>> start Data
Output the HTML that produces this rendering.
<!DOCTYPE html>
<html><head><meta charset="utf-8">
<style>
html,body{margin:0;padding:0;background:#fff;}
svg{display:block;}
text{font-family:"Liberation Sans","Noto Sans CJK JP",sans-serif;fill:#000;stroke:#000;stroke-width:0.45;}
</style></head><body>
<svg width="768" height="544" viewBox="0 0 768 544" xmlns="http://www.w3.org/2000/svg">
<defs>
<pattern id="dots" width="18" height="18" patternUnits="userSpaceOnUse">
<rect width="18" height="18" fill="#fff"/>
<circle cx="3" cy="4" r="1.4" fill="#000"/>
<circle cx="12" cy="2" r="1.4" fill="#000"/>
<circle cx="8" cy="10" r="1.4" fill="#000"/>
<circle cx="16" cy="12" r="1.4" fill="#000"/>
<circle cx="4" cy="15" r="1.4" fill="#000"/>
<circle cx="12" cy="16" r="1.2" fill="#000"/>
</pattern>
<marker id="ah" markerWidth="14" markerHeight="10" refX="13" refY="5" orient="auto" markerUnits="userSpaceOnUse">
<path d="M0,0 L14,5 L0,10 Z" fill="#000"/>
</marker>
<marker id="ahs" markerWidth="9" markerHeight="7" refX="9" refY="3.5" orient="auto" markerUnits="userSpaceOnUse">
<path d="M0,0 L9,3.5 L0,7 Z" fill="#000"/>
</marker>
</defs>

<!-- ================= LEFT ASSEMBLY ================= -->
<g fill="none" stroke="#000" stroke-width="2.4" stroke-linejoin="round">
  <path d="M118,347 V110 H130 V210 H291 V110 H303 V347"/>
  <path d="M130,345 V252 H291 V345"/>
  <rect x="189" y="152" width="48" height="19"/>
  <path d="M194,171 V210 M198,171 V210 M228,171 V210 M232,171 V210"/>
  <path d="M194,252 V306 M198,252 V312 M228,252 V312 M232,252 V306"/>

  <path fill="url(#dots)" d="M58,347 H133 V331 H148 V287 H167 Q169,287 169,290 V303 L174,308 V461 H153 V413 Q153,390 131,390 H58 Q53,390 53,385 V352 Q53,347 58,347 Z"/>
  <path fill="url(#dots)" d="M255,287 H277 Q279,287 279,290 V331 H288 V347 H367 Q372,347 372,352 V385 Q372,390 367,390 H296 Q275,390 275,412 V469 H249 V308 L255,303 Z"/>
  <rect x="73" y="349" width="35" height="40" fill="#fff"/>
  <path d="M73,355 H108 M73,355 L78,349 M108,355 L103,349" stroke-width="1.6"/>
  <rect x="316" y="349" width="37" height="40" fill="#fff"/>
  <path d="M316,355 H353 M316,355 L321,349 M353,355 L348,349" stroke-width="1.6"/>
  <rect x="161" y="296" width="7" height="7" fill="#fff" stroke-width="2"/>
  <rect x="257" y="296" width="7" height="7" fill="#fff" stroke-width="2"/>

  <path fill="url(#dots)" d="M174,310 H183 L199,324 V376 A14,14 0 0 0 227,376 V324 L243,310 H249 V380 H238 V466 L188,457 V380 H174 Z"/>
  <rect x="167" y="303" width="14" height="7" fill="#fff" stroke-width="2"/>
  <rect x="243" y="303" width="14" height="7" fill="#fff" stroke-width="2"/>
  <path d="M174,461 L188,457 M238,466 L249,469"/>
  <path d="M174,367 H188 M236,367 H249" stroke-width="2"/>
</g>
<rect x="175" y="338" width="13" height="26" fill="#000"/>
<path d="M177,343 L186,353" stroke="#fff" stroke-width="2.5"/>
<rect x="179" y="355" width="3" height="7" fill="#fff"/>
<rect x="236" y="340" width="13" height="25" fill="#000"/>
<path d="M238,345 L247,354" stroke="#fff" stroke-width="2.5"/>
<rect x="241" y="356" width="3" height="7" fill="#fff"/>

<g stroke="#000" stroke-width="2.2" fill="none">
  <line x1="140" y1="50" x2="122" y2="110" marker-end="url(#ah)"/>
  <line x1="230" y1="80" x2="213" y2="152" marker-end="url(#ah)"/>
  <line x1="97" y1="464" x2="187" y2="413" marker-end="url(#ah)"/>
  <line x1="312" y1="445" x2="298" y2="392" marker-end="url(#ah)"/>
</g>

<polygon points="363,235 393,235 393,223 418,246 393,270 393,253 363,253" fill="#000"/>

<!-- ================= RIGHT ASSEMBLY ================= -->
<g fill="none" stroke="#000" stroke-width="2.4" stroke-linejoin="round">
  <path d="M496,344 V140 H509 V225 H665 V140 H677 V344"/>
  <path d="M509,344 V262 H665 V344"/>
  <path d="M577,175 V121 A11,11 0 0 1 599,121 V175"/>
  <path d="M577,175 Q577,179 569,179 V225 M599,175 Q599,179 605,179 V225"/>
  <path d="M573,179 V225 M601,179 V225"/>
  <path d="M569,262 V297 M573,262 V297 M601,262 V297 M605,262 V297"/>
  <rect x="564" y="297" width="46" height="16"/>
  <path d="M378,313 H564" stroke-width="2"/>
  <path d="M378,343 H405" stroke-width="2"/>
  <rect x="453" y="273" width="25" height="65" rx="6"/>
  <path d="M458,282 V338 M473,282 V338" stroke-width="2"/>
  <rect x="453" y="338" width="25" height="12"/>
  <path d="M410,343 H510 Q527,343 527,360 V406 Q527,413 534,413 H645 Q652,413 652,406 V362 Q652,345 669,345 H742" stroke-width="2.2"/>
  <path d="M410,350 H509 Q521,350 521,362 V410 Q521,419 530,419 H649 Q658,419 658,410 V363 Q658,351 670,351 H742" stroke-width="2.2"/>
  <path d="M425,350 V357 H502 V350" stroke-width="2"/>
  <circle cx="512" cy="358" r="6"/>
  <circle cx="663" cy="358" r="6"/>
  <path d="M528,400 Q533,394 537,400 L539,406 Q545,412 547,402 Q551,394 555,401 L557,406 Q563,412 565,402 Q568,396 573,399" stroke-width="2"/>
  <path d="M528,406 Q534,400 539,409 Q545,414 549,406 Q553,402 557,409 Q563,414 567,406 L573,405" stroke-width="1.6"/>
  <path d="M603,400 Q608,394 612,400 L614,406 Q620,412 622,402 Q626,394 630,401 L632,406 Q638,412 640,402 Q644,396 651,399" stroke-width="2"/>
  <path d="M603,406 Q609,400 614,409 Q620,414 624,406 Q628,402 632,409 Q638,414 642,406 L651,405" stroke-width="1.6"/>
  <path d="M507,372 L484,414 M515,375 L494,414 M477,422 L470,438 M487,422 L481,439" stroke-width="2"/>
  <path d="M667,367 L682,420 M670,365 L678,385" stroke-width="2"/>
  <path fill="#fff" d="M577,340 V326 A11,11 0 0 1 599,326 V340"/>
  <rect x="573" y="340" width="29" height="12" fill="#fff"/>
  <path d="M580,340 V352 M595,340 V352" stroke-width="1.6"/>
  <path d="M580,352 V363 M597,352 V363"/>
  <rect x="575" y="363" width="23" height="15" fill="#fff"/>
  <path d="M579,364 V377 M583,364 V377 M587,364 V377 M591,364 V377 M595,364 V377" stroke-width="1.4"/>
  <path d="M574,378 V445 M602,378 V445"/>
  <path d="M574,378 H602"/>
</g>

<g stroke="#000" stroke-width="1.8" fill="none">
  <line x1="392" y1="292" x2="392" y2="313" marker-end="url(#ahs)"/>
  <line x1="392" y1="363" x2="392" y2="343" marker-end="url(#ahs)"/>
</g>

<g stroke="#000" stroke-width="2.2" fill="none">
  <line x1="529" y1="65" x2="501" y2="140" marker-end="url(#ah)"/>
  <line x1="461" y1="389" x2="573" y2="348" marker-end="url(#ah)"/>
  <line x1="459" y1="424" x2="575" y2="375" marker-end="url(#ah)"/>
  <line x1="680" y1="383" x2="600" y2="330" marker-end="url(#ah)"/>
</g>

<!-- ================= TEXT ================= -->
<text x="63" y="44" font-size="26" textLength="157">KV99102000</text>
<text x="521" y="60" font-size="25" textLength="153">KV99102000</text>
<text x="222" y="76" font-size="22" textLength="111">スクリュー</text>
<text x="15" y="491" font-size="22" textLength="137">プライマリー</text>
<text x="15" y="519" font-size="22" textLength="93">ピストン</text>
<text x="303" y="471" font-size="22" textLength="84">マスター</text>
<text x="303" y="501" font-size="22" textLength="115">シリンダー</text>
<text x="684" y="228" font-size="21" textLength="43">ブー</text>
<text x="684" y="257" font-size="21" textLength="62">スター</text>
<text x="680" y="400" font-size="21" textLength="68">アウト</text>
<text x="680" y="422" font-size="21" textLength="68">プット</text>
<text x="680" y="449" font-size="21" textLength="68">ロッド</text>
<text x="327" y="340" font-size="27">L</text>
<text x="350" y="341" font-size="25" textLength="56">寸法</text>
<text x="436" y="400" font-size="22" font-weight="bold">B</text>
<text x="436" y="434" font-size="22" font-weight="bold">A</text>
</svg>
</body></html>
>> end Data
>> start Data
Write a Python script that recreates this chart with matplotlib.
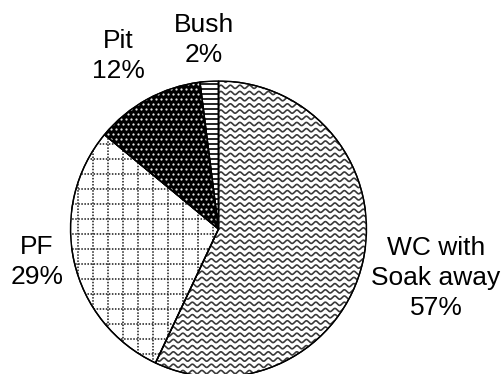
>> end Data
- What is required: Write down only how many lines in the listing contain the word "this".

- Result: 2